_TASK DETAILS:_ Which lines run from the first one up to and including the one with "const yTickValues = [-1.5,-1,-0.5,0,0.5,1,1.5];"? Print exactly those.
━━━ STORED DATA ━━━
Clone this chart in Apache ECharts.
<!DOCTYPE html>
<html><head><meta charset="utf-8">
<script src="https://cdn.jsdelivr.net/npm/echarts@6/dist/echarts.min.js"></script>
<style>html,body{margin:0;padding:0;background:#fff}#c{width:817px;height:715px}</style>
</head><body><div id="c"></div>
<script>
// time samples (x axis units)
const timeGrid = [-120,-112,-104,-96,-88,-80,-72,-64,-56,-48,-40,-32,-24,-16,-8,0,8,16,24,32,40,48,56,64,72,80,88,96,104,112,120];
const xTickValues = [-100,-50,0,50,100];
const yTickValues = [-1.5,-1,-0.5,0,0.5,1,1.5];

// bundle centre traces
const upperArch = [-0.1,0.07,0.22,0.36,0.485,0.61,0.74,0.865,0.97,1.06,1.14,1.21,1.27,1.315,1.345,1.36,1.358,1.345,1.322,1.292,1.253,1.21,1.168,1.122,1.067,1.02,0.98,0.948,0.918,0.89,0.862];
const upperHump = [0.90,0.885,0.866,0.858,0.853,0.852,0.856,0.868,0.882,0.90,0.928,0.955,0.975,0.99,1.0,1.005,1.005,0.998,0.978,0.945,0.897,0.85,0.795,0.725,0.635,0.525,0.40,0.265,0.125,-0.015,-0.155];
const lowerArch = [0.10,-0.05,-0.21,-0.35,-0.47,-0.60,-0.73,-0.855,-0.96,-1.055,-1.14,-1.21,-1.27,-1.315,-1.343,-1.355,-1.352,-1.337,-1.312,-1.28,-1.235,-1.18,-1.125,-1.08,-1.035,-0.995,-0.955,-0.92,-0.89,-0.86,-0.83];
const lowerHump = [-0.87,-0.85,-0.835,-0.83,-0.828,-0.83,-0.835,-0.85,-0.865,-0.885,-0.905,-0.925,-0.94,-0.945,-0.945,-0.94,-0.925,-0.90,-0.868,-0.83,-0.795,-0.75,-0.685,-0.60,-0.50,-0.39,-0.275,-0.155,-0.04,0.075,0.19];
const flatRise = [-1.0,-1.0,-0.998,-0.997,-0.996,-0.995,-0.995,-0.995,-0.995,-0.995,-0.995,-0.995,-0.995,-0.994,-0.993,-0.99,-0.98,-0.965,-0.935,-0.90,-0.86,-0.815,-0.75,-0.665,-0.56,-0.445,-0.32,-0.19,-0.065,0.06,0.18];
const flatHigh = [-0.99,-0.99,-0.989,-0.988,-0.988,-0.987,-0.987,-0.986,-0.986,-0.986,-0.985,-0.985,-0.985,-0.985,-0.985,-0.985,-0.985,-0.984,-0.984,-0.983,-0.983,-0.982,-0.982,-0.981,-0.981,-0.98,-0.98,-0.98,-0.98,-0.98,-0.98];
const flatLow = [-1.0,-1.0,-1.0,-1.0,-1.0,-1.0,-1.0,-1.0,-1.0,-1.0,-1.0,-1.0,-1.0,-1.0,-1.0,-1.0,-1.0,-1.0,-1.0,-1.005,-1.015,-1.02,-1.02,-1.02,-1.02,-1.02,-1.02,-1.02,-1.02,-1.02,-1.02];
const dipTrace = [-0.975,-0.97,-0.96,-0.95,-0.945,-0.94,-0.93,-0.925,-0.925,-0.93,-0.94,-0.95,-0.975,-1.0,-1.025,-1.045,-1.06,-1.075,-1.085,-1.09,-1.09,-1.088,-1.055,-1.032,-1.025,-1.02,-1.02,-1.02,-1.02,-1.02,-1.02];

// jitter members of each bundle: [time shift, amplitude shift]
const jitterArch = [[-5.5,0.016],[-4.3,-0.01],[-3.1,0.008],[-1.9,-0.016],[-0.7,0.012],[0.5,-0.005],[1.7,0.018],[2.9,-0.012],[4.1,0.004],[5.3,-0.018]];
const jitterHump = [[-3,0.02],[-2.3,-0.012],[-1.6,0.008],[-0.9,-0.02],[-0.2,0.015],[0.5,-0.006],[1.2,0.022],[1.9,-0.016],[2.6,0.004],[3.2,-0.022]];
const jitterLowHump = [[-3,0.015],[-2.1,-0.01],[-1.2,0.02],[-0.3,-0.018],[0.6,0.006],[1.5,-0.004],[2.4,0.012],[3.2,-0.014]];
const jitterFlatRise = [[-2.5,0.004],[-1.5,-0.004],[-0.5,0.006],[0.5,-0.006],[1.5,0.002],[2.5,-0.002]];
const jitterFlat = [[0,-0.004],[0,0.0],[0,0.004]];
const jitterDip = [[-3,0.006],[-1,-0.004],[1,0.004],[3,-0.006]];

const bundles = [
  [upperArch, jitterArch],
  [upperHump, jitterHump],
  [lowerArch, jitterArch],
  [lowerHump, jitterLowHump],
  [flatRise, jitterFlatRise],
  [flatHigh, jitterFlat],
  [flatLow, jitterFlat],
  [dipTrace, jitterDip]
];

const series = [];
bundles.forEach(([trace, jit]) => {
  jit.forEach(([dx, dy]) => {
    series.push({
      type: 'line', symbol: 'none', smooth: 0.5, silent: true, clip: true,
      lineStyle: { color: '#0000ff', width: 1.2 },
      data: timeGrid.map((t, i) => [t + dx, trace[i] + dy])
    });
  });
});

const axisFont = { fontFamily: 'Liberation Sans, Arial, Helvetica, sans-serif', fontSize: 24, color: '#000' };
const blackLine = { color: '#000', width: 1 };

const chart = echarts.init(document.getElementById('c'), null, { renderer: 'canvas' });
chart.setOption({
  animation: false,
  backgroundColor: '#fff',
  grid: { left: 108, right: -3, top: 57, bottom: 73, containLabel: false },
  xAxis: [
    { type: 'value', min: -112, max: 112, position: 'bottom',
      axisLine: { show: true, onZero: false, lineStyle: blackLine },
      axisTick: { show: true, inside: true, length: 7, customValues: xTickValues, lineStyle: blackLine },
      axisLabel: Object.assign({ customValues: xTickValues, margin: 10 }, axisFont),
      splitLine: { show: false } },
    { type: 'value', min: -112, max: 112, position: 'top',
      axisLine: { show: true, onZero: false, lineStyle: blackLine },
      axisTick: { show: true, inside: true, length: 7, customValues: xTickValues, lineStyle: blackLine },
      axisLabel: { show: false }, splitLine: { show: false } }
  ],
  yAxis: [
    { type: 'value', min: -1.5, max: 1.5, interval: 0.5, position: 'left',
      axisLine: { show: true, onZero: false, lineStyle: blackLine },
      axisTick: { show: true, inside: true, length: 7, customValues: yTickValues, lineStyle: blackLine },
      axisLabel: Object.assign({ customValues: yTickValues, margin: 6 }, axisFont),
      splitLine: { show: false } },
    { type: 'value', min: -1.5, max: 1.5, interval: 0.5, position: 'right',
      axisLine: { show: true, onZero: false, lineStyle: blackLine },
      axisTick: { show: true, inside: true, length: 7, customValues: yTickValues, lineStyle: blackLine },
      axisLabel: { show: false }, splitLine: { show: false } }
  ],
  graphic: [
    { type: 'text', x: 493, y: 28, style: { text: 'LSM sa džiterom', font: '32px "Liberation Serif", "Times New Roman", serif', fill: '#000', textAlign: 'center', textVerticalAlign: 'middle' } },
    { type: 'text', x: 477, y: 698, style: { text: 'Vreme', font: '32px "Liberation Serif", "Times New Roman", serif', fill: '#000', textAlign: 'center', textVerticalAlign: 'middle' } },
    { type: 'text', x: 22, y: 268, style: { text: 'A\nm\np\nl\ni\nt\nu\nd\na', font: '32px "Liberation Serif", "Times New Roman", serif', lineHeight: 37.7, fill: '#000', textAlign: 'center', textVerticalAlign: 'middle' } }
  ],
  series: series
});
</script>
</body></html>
━━━
_ANSWER TO THIS TASK:_
Clone this chart in Apache ECharts.
<!DOCTYPE html>
<html><head><meta charset="utf-8">
<script src="https://cdn.jsdelivr.net/npm/echarts@6/dist/echarts.min.js"></script>
<style>html,body{margin:0;padding:0;background:#fff}#c{width:817px;height:715px}</style>
</head><body><div id="c"></div>
<script>
// time samples (x axis units)
const timeGrid = [-120,-112,-104,-96,-88,-80,-72,-64,-56,-48,-40,-32,-24,-16,-8,0,8,16,24,32,40,48,56,64,72,80,88,96,104,112,120];
const xTickValues = [-100,-50,0,50,100];
const yTickValues = [-1.5,-1,-0.5,0,0.5,1,1.5];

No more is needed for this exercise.